The new research, to be published in later this month in the journal 'Small', used porous silica-based nanoparticles to deliver various water-insoluble drugs, such as the anticancer drug camptothecin (CPT) to human cancer cells.
The study was led by Professor Fuyu Tamanoi, professor of microbiology, immunology and molecular genetics at UCLA and Jeffrey Zink, professor of chemistry and biochemistry at UCLA.
"In order to be used on humans, current cancer therapies such as CPT or Taxol, which are poorly water soluble, must be mixed with organic solvents in order to be delivered into the body," said Tamanoi.
"These elements produce toxic side effects and in fact decrease the potency of the cancer therapy."
Various approaches to overcome the delivery problems associated with drugs with poor water solubility have included using pegylated polymers, liposomal or albumin-based nanoparticles
"Silica nanomaterials show promise for delivering CPT and other water-insoluble drugs," said Tamanoi.
"We have successfully loaded hydrophobic anticancer drugs into mesoporous nanoparticles and delivered them into human cancer cells to induce cell death."
The researchers closed the pores by constructing a structure that could be opened by external stimuli to control the release of the drug at the targeted organs.

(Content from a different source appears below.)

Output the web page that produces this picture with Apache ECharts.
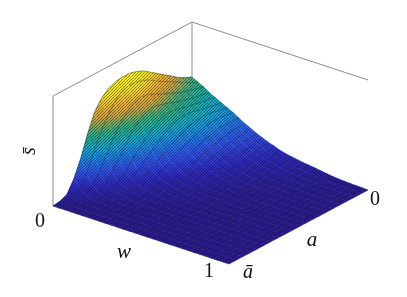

"The beauty of our findings is that these nanoparticles are biocompatible, contain tubular pores and are relatively easy to modify," said Zink.
"Additional modification by attaching a ligand against a cancer-cell-specific receptor can make the nanoparticles recognisable by cancer cells."
By making the nanoparticles recognisable to cancer cells and functionalising them so that they only release the drugs in the vicinity of the cancerous cells, not only will the water solubility issue be overcome, but also the toxicity of the drugs should be reduced.
CPT itself has been shown to adversely affect patients by causing cystitis and many chemically related analogues that exhibit lower toxicity and enhanced therapeutic potency have been developed.
These include GlaxoSmithKline's Hycamtin (topotecan) and Pfizer's Camptostar (irinotecan) which is also known as CPT-11.